Time for TCF

‘Why put off tomorrow, what you can put off today?’ I once read this in one of those tomes that you find in department stores about this time of year, presented as the ubiquitous ‘stocking filler’ – any decent book retailer avoids them like the plague.

I guess it was an attempt to be humorous. In fact, I think the whole book was an attempt at being humorous.

Being generous, I can see that it is perhaps a mild truism that procrastination can be a bit of a national pastime and in its meaning it has its own ironic form of procrastination.

However, it is positioned as pseudo-wisdom and there belies the reason why it is not funny. As wisdom it serves no practical purpose and therefore isn’t funny.

Not getting necessary, albeit dull, scary or annoying stuff done is destructive. For example, think of the consequences of not doing the mundane, frightening or frustrating; brushing your teeth; going to the dentist for root canal work; getting on an NHS dentist’s waiting list in the first place. Look what procrastination did for Jocky Wilson.

Management information

So, it is without question that this attack on procrastination is going to lead me to the deadline of the next stage of the Financial Services Authority’s (FSA) ‘Treating Customers Fairly’ (TCF) initiative.

The fact is that organisations must, by 31 March 2008, be demonstrating that TCF is embedded in their culture by means of ongoing management information.

Now, even if some of the management information exists already, in the form of, let’s say, ‘number of complaints’ or ‘monthly product sales and splits’, it is not an overnight job to figure out what else is needed, and then build the reports, queries or spreadsheets and put an ongoing program together.

But you must start planning now so that your implementation starts no later than the New Year so you have a quarter’s worth of management information before the deadline – this is not something that can be pulled together at the last minute.

Small firm difficulties

Small firms seem to find relating to this particularly difficult. I can understand this – on one hand the FSA has done away with the sole-trader controlled function, in an acknowledgement that sole traders can hardly supervise themselves, and then insists that a sole trader produces their own management information for review.

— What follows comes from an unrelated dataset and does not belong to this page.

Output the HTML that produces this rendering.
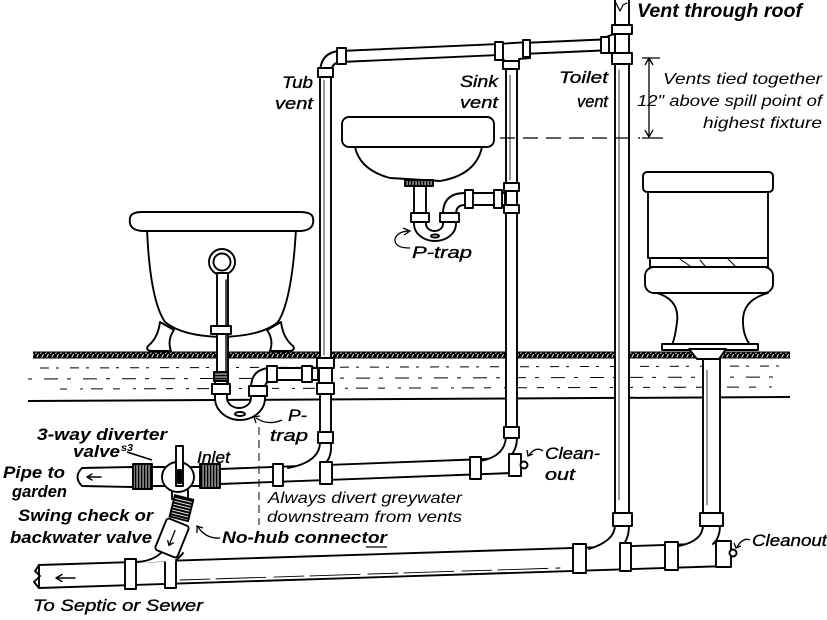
<!DOCTYPE html>
<html><head><meta charset="utf-8"><style>
html,body{margin:0;padding:0;background:#fff;width:827px;height:620px;overflow:hidden}
svg{display:block}
text{font-family:"Liberation Sans",sans-serif;font-style:italic;fill:#000}
.b{font-weight:bold}
.m{stroke:#000;stroke-width:0.35}
</style></head><body>
<svg width="827" height="620" viewBox="0 0 827 620" xmlns="http://www.w3.org/2000/svg">
<defs>
<pattern id="hatch" width="5" height="6" patternUnits="userSpaceOnUse">
<rect width="5" height="6" fill="#000"/><path d="M0.5,6 L3.5,0" stroke="#fff" stroke-width="0.9"/>
</pattern>
<pattern id="thv" width="3" height="4" patternUnits="userSpaceOnUse">
<rect width="3" height="4" fill="#000"/><rect x="1.6" width="0.9" height="4" fill="#fff"/>
</pattern>
<pattern id="thh" width="4" height="3" patternUnits="userSpaceOnUse">
<rect width="4" height="3" fill="#000"/><rect y="1.6" width="4" height="0.9" fill="#fff"/>
</pattern>
</defs>

<!-- FLOOR -->
<rect x="33" y="352" width="757" height="6" fill="url(#hatch)"/>
<line x1="33" y1="352" x2="790" y2="352" stroke="#000" stroke-width="1"/>
<line x1="33" y1="358" x2="790" y2="358" stroke="#000" stroke-width="1"/>
<path d="M28,401 L790,397" stroke="#000" stroke-width="2" fill="none"/>
<g stroke="#000" stroke-width="1" fill="none">
<path d="M40,368 L790,366" stroke-dasharray="9,7,3,11"/>
<path d="M28,379 L785,377" stroke-dasharray="4,12,14,9"/>
<path d="M60,389 L780,387" stroke-dasharray="7,13,3,8,12,10"/>
</g>

<g stroke="#000" stroke-width="1.9" fill="#fff" stroke-linejoin="round" stroke-linecap="round">

<!-- TUB -->
<path d="M160,322 Q158,338 148,346 Q145,351 153,351 L171,351 Q167,340 174,330 Z"/>
<path d="M281,322 Q283,338 293,346 Q296,351 288,351 L270,351 Q274,340 267,330 Z"/>
<path d="M147,229 Q150,300 165,322 Q182,336 221,337 Q262,336 278,322 Q292,300 296,229 Z"/>
<path d="M130,218 Q128,230 142,231 L301,231 Q315,230 313,218 Q312,212 300,212 L142,212 Q131,212 130,218 Z"/>
<circle cx="222" cy="262" r="13"/>
<circle cx="222" cy="262" r="8.5"/>
<rect x="217" y="273" width="11" height="110"/>
<line x1="226" y1="280" x2="226" y2="380" stroke-width="1.4"/>
<rect x="211" y="326" width="20" height="8"/>

<!-- TUB TRAP -->
<path d="M215,381 L215,398 A25,22 0 0 0 265,398 L265,388 Q265,380 275,380 L318,380 L318,368 L272,368 Q251,368 251,388 L251,398 A12,10 0 0 1 227,398 L227,381 Z"/>
<ellipse cx="240" cy="414" rx="5" ry="2"/>
<rect x="214" y="372" width="14" height="9" fill="url(#thh)"/>
<rect x="212" y="384" width="18" height="10"/>
<rect x="249" y="386" width="18" height="10"/>
<rect x="267" y="366" width="10" height="16"/>
<rect x="302" y="366" width="10" height="16"/>

<!-- TUB VENT + TOP VENT PIPE -->
<path d="M320,442 L320,74 Q320,52 340,51 L613,39 L613,50 L340,62 Q331,63 331,74 L331,442 Z"/>
<line x1="324" y1="80" x2="324" y2="355" stroke-width="0.8"/>
<rect x="318" y="68" width="15" height="9"/>
<rect x="337" y="48" width="9" height="16"/>
<rect x="317" y="358" width="17" height="10"/>
<rect x="319" y="368" width="13" height="15"/>
<rect x="317" y="383" width="17" height="11"/>

<!-- SINK VENT -->
<rect x="506" y="58" width="11" height="380"/>
<line x1="510" y1="75" x2="510" y2="180" stroke-width="0.8"/>
<path d="M497,44 L530,42 L530,58 L519,59 L519,62 L504,62 L504,60 L497,60 Z"/>
<rect x="495" y="42" width="8" height="18"/>
<rect x="523" y="40" width="7" height="17"/>
<rect x="503" y="61" width="16" height="8"/>

<!-- STACK -->
<rect x="615" y="-2" width="14" height="517"/>
<line x1="619" y1="70" x2="619" y2="500" stroke-width="0.8"/>
<path d="M616,3 L620,11 L623,5 L627,3" fill="none" stroke-width="1.2"/>
<rect x="612" y="25" width="20" height="9"/>
<path d="M608,36 L615,34 L615,53 L608,53 Z"/>
<rect x="601" y="37" width="8" height="16"/>
<rect x="612" y="53" width="20" height="11"/>

<!-- SINK -->
<path d="M355,147 Q360,170 390,178 L440,181 Q476,175 482,147 Z"/>
<rect x="342" y="117" width="152" height="30" rx="7"/>
<rect x="405" y="180" width="28" height="6" fill="url(#thv)"/>
<rect x="414" y="186" width="12" height="28"/>
<path d="M414,221 L414,224 A21,17 0 0 0 456,224 L456,221 L443,221 L443,224 A8.5,7 0 0 1 426,224 L426,221 Z"/>
<ellipse cx="435" cy="236" rx="4" ry="1.6"/>
<path d="M443,214 Q443,193 465,193 L505,193 L505,205 L465,205 Q456,205 456,214 Z"/>
<rect x="411" y="213" width="18" height="9"/>
<rect x="440" y="213" width="19" height="9"/>
<rect x="465" y="190" width="8" height="18"/>
<rect x="494" y="190" width="8" height="18"/>
<rect x="504" y="183" width="15" height="8"/>
<rect x="504" y="205" width="15" height="8"/>

<!-- TOILET -->
<rect x="648" y="192" width="120" height="66"/>
<rect x="643" y="172" width="130" height="20" rx="4"/>
<rect x="650" y="258" width="118" height="9"/>
<path d="M680,259 L690,266 M728,259 L735,266 M700,260 L705,266" fill="none" stroke-width="1"/>
<path d="M657,293 Q680,300 677,322 Q675,338 672,345 L750,345 Q743,335 743,322 Q742,300 768,293 Z"/>
<rect x="645" y="267" width="128" height="26" rx="9"/>
<rect x="662" y="344" width="96" height="6"/>
<path d="M689,349 L726,349 L719,359 L697,359 Z"/>
<rect x="703" y="359" width="17" height="155"/>
<line x1="707" y1="370" x2="707" y2="505" stroke-width="0.8"/>

<!-- MAIN DRAIN -->
<path d="M39,565 L728,543 L728,566 L39,588 Z"/>
<path d="M39,565 L35,571 L40,576 L34,582 L39,588" fill="none"/>
<path d="M75,578 L57,578 M62,574.5 L56,578 L62,581.5" fill="none" stroke-width="1.5"/>
<line x1="180" y1="580" x2="560" y2="568" stroke-width="0.9" stroke-dasharray="30,6,50,8"/>

<!-- stack sweep -->
<path d="M615,525 Q615,541 589,549 L624,548 L629,540 L629,525 Z" stroke="none"/>
<path d="M615,525 Q615,541 589,549" fill="none"/>
<path d="M629,525 Q629,540 621,547" fill="none"/>
<rect x="613" y="513" width="19" height="13"/>
<!-- toilet sweep -->
<path d="M703,525 Q703,541 679,546 L716,545 L720,537 L720,525 Z" stroke="none"/>
<path d="M703,525 Q703,541 679,546" fill="none"/>
<path d="M720,525 Q720,538 713,544" fill="none"/>
<rect x="700" y="513" width="23" height="13"/>
<!-- drain couplings -->
<rect x="125" y="559" width="11" height="30"/>
<rect x="165" y="558" width="11" height="30"/>
<rect x="573" y="544" width="13" height="29"/>
<rect x="620" y="543" width="11" height="28"/>
<rect x="665" y="542" width="13" height="28"/>
<rect x="716" y="541" width="15" height="26"/>
<circle cx="733" cy="553" r="3.5"/>

<!-- BRANCH -->
<path d="M220,469 L512,458 L512,473 L220,484 Z"/>
<!-- tub vent sweep -->
<path d="M320,442 Q320,462 288,468 L331,466 L331,442 Z" stroke="none"/>
<path d="M320,442 Q320,462 288,468" fill="none"/>
<path d="M331,442 Q332,458 325,463" fill="none"/>
<rect x="318" y="432" width="15" height="11"/>
<!-- sink vent sweep -->
<path d="M506,437 Q505,456 481,461 L511,462 L517,455 L517,437 Z" stroke="none"/>
<path d="M506,437 Q505,456 481,461" fill="none"/>
<path d="M517,437 Q517,450 510,456" fill="none"/>
<rect x="504" y="427" width="15" height="11"/>
<rect x="273" y="464" width="10" height="22"/>
<rect x="320" y="462" width="12" height="22"/>
<rect x="470" y="457" width="11" height="22"/>
<rect x="509" y="454" width="12" height="22"/>
<circle cx="524" cy="465" r="3.5"/>

<!-- DIVERTER -->
<path d="M133,467 L82,468 Q73,477 82,486 L133,487 Z"/>
<path d="M101,477 L88,477 M92,474 L87,477 L92,480" fill="none" stroke-width="1.4"/>
<rect x="150" y="467" width="52" height="19"/>
<rect x="133" y="464" width="19" height="25" fill="url(#thv)"/>
<rect x="172" y="487" width="16" height="12"/>
<ellipse cx="178" cy="477" rx="16" ry="15"/>
<rect x="176" y="446" width="7" height="40"/>
<rect x="178" y="470" width="3" height="13" fill="#000"/>
<rect x="200" y="464" width="20" height="24" fill="url(#thv)"/>
<rect x="172" y="497" width="19" height="22" fill="url(#thh)" transform="rotate(14 181 508)"/>
<path d="M163,552 Q152,562 133,563 L176,561 L183,553 Z" stroke="none"/>
<path d="M162,552 Q153,561 137,562" fill="none"/>
<path d="M183,553 Q179,558 176,560" fill="none"/>
<g transform="rotate(22 172 538)">
<rect x="160" y="521" width="24" height="34" rx="3"/>
<path d="M172,530 L172,546 M169,542 L172,546 L175,542" fill="none" stroke-width="1.3"/>
</g>
</g>

<!-- annotations -->
<g stroke="#000" fill="none" stroke-width="1.3">
<path d="M500,138 L640,138" stroke-dasharray="15,8"/>
<path d="M642,58 L660,58 M642,138 L663,138 M649,59 L649,137 M645,65 L649,58 L653,65 M645,130 L649,137 L653,130"/>
<path d="M259,427 L259,525" stroke-dasharray="8,5" stroke-width="1"/>
<path d="M410,248 Q394,248 395,239 Q397,232 408,231"/>
<path d="M403,228 L410,231 L404,235"/>
<path d="M282,420 Q268,426 256,418"/>
<path d="M256,423 L254,417 L260,416"/>
<path d="M543,451 Q536,446 529,455"/>
<path d="M527,450 L528,456 L533,454"/>
<path d="M750,540 Q743,537 737,547"/>
<path d="M734,543 L736,548 L741,546"/>
<path d="M220,538 Q206,539 198,527"/>
<path d="M197,533 L197,526 L203,528"/>
<path d="M127,452 L152,460" stroke-width="1.6"/>
<path d="M366,547 L387,547"/>
</g>

<!-- TEXT -->
<text x="637" y="17" class="b" font-size="19" textLength="165" lengthAdjust="spacingAndGlyphs">Vent through roof</text>
<text x="282" y="88" class="m" font-size="17" textLength="31" lengthAdjust="spacingAndGlyphs">Tub</text>
<text x="275" y="109" class="m" font-size="17" textLength="38" lengthAdjust="spacingAndGlyphs">vent</text>
<text x="460" y="87" class="m" font-size="17" textLength="38" lengthAdjust="spacingAndGlyphs">Sink</text>
<text x="460" y="108" class="m" font-size="17" textLength="38" lengthAdjust="spacingAndGlyphs">vent</text>
<text x="559" y="83" class="m" font-size="17" textLength="49" lengthAdjust="spacingAndGlyphs">Toilet</text>
<text x="577" y="107" class="m" font-size="17" textLength="31" lengthAdjust="spacingAndGlyphs">vent</text>
<text x="663" y="84" font-size="16" textLength="159" lengthAdjust="spacingAndGlyphs">Vents tied together</text>
<text x="637" y="106" font-size="16" textLength="185" lengthAdjust="spacingAndGlyphs">12" above spill point of</text>
<text x="703" y="128" font-size="16" textLength="119" lengthAdjust="spacingAndGlyphs">highest fixture</text>
<text x="412" y="258" class="m" font-size="17" textLength="60" lengthAdjust="spacingAndGlyphs">P-trap</text>
<text x="288" y="421" class="m" font-size="17" textLength="19" lengthAdjust="spacingAndGlyphs">P-</text>
<text x="270" y="441" class="m" font-size="17" textLength="38" lengthAdjust="spacingAndGlyphs">trap</text>
<text x="37" y="440" class="b" font-size="17" textLength="130" lengthAdjust="spacingAndGlyphs">3-way diverter</text>
<text x="73" y="457" class="b" font-size="17" textLength="47" lengthAdjust="spacingAndGlyphs">valve</text>
<text x="121" y="451" class="b" font-size="10" textLength="12" lengthAdjust="spacingAndGlyphs">s3</text>
<text x="197" y="463" class="m" font-size="17" textLength="33" lengthAdjust="spacingAndGlyphs">Inlet</text>
<text x="3" y="478" class="b" font-size="17" textLength="62" lengthAdjust="spacingAndGlyphs">Pipe to</text>
<text x="12" y="497" class="b" font-size="17" textLength="55" lengthAdjust="spacingAndGlyphs">garden</text>
<text x="545" y="459" class="m" font-size="17" textLength="55" lengthAdjust="spacingAndGlyphs">Clean-</text>
<text x="545" y="480" class="m" font-size="17" textLength="30" lengthAdjust="spacingAndGlyphs">out</text>
<text x="268" y="503" font-size="16" textLength="194" lengthAdjust="spacingAndGlyphs">Always divert greywater</text>
<text x="267" y="522" font-size="16" textLength="195" lengthAdjust="spacingAndGlyphs">downstream from vents</text>
<text x="18" y="521" class="b" font-size="17" textLength="135" lengthAdjust="spacingAndGlyphs">Swing check or</text>
<text x="10" y="543" class="b" font-size="17" textLength="142" lengthAdjust="spacingAndGlyphs">backwater valve</text>
<text x="222" y="543" class="b" font-size="17" textLength="165" lengthAdjust="spacingAndGlyphs">No-hub connector</text>
<text x="752" y="546" class="m" font-size="17" textLength="75" lengthAdjust="spacingAndGlyphs">Cleanout</text>
<text x="33" y="611" class="m" font-size="17" textLength="170" lengthAdjust="spacingAndGlyphs">To Septic or Sewer</text>
</svg>
</body></html>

Perhaps the best analogy I’ve seen is that of a mobile phone bill. You know what calls you’ve made and what text messages you’ve sent. However, by reading the bill you can get an overview of the information you already know and you can pick out trends. Do 10 per cent of your cases fail to get from submission to offer, but actually that rises to 45 per cent for ABC lender?

Does your administrator spend a disproportionate amount of time placating clients when you use XYZ insurer? Compiling this kind of data and presenting it to yourself may help to identify patterns and then rectify problems of which you were really unaware, but which were eating into your valuable time.

A helping hand

When reading this, if your firm hasn’t yet started then you have a couple of things to help you on your way. First, the industry is gearing up, putting out websites, articles like this one, running awareness campaigns, training days and factsheets.

AMI itself has convened a working group of experts, from large networks to small practices, including FSA representation. The purpose of the working group is to offer intermediary specific guidance through a microsite and factsheets between now and the deadline, with particular focus on small firms.

The second helpful, although perhaps unwanted circumstance, is current market conditions. I could have been sympathetic over the protestations of getting TCF embedded by the deadline with the market performing how it has done over the last three years.

However, property market volumes are slowing and with tighter criteria the numbers of remortgages are also slightly falling. Admittedly time will be spent fighting for new business and placing business could require a little more effort, but this is perhaps the perfect time to expend the effort to get your TCF managment information up to scratch.

My prediction is that the market will start coming back after the big American investment banks file their year-end accounts. So some time after the first quarter. Hmmm... that date again...31 March 2008.